** Begin **
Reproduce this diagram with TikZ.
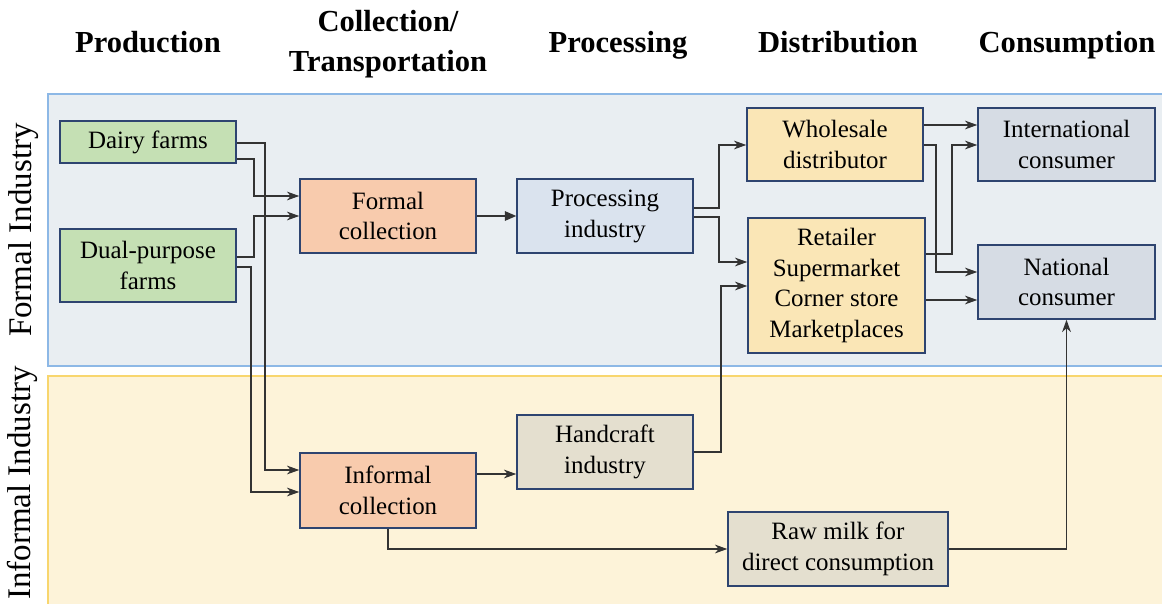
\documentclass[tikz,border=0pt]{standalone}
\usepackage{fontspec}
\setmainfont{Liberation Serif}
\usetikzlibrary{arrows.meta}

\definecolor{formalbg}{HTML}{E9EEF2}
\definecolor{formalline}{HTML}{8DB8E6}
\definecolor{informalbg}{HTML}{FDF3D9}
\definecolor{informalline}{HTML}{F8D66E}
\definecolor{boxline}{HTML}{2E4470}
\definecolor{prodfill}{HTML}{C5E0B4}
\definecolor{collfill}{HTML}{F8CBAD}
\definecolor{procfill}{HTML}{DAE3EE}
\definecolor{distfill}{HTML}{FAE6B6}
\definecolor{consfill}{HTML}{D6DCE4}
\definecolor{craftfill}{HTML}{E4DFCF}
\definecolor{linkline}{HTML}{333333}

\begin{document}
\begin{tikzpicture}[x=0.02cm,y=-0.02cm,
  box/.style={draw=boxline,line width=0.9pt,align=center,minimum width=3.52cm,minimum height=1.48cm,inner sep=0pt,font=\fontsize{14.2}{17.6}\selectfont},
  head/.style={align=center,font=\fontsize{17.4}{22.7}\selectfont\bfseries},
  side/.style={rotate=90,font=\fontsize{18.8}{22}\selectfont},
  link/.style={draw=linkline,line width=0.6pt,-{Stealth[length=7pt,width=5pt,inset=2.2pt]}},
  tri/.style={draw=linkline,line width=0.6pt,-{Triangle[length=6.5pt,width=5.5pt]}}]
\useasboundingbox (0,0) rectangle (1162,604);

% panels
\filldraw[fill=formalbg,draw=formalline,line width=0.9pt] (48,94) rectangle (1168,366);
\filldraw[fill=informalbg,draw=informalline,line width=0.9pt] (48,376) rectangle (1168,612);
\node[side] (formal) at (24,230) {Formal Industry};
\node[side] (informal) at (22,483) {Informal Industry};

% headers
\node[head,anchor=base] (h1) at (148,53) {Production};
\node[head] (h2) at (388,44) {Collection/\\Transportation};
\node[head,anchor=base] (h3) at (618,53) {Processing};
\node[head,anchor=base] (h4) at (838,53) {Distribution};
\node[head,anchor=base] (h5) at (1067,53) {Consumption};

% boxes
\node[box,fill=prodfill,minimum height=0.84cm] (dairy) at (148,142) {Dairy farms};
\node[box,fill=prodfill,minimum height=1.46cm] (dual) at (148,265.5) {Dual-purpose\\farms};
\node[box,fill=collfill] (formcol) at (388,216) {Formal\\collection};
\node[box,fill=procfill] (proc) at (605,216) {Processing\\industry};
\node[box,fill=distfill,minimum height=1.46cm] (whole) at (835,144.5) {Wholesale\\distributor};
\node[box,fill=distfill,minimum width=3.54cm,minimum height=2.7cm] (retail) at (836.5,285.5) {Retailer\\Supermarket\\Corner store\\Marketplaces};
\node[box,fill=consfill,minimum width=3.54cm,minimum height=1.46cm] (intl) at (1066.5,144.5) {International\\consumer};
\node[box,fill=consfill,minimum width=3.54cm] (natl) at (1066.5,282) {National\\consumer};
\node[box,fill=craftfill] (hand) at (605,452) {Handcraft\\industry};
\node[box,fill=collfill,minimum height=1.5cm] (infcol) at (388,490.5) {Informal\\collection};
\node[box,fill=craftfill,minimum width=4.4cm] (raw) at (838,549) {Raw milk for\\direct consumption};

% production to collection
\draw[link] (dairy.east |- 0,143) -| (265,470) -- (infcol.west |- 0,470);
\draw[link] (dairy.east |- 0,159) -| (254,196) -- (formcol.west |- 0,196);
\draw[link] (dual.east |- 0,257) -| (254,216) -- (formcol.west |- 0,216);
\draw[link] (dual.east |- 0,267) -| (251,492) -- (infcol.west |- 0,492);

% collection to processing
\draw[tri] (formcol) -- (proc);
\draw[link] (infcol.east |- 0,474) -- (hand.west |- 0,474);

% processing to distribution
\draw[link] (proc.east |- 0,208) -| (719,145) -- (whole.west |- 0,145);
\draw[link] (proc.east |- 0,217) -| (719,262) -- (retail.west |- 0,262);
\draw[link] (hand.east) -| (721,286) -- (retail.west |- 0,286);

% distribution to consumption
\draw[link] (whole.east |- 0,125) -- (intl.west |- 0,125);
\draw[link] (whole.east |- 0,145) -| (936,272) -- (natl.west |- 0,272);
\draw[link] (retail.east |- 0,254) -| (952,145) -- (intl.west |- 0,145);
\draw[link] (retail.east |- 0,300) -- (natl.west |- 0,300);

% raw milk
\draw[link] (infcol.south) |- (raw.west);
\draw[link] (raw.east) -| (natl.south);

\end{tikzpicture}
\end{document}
** End **
WHAT IS EXPECTED:
With the pictures left out, transcribe the material exactly.

FULL SOLUTION:
Reproduce this diagram with TikZ.
\documentclass[tikz,border=0pt]{standalone}
\usepackage{fontspec}
\setmainfont{Liberation Serif}
\usetikzlibrary{arrows.meta}

\definecolor{formalbg}{HTML}{E9EEF2}
\definecolor{formalline}{HTML}{8DB8E6}
\definecolor{informalbg}{HTML}{FDF3D9}
\definecolor{informalline}{HTML}{F8D66E}
\definecolor{boxline}{HTML}{2E4470}
\definecolor{prodfill}{HTML}{C5E0B4}
\definecolor{collfill}{HTML}{F8CBAD}
\definecolor{procfill}{HTML}{DAE3EE}
\definecolor{distfill}{HTML}{FAE6B6}
\definecolor{consfill}{HTML}{D6DCE4}
\definecolor{craftfill}{HTML}{E4DFCF}
\definecolor{linkline}{HTML}{333333}

\begin{document}
\begin{tikzpicture}[x=0.02cm,y=-0.02cm,
  box/.style={draw=boxline,line width=0.9pt,align=center,minimum width=3.52cm,minimum height=1.48cm,inner sep=0pt,font=\fontsize{14.2}{17.6}\selectfont},
  head/.style={align=center,font=\fontsize{17.4}{22.7}\selectfont\bfseries},
  side/.style={rotate=90,font=\fontsize{18.8}{22}\selectfont},
  link/.style={draw=linkline,line width=0.6pt,-{Stealth[length=7pt,width=5pt,inset=2.2pt]}},
  tri/.style={draw=linkline,line width=0.6pt,-{Triangle[length=6.5pt,width=5.5pt]}}]
\useasboundingbox (0,0) rectangle (1162,604);

% panels
\filldraw[fill=formalbg,draw=formalline,line width=0.9pt] (48,94) rectangle (1168,366);
\filldraw[fill=informalbg,draw=informalline,line width=0.9pt] (48,376) rectangle (1168,612);
\node[side] (formal) at (24,230) {Formal Industry};
\node[side] (informal) at (22,483) {Informal Industry};

% headers
\node[head,anchor=base] (h1) at (148,53) {Production};
\node[head] (h2) at (388,44) {Collection/\\Transportation};
\node[head,anchor=base] (h3) at (618,53) {Processing};
\node[head,anchor=base] (h4) at (838,53) {Distribution};
\node[head,anchor=base] (h5) at (1067,53) {Consumption};

% boxes
\node[box,fill=prodfill,minimum height=0.84cm] (dairy) at (148,142) {Dairy farms};
\node[box,fill=prodfill,minimum height=1.46cm] (dual) at (148,265.5) {Dual-purpose\\farms};
\node[box,fill=collfill] (formcol) at (388,216) {Formal\\collection};
\node[box,fill=procfill] (proc) at (605,216) {Processing\\industry};
\node[box,fill=distfill,minimum height=1.46cm] (whole) at (835,144.5) {Wholesale\\distributor};
\node[box,fill=distfill,minimum width=3.54cm,minimum height=2.7cm] (retail) at (836.5,285.5) {Retailer\\Supermarket\\Corner store\\Marketplaces};
\node[box,fill=consfill,minimum width=3.54cm,minimum height=1.46cm] (intl) at (1066.5,144.5) {International\\consumer};
\node[box,fill=consfill,minimum width=3.54cm] (natl) at (1066.5,282) {National\\consumer};
\node[box,fill=craftfill] (hand) at (605,452) {Handcraft\\industry};
\node[box,fill=collfill,minimum height=1.5cm] (infcol) at (388,490.5) {Informal\\collection};
\node[box,fill=craftfill,minimum width=4.4cm] (raw) at (838,549) {Raw milk for\\direct consumption};

% production to collection
\draw[link] (dairy.east |- 0,143) -| (265,470) -- (infcol.west |- 0,470);
\draw[link] (dairy.east |- 0,159) -| (254,196) -- (formcol.west |- 0,196);
\draw[link] (dual.east |- 0,257) -| (254,216) -- (formcol.west |- 0,216);
\draw[link] (dual.east |- 0,267) -| (251,492) -- (infcol.west |- 0,492);

% collection to processing
\draw[tri] (formcol) -- (proc);
\draw[link] (infcol.east |- 0,474) -- (hand.west |- 0,474);

% processing to distribution
\draw[link] (proc.east |- 0,208) -| (719,145) -- (whole.west |- 0,145);
\draw[link] (proc.east |- 0,217) -| (719,262) -- (retail.west |- 0,262);
\draw[link] (hand.east) -| (721,286) -- (retail.west |- 0,286);

% distribution to consumption
\draw[link] (whole.east |- 0,125) -- (intl.west |- 0,125);
\draw[link] (whole.east |- 0,145) -| (936,272) -- (natl.west |- 0,272);
\draw[link] (retail.east |- 0,254) -| (952,145) -- (intl.west |- 0,145);
\draw[link] (retail.east |- 0,300) -- (natl.west |- 0,300);

% raw milk
\draw[link] (infcol.south) |- (raw.west);
\draw[link] (raw.east) -| (natl.south);

\end{tikzpicture}
\end{document}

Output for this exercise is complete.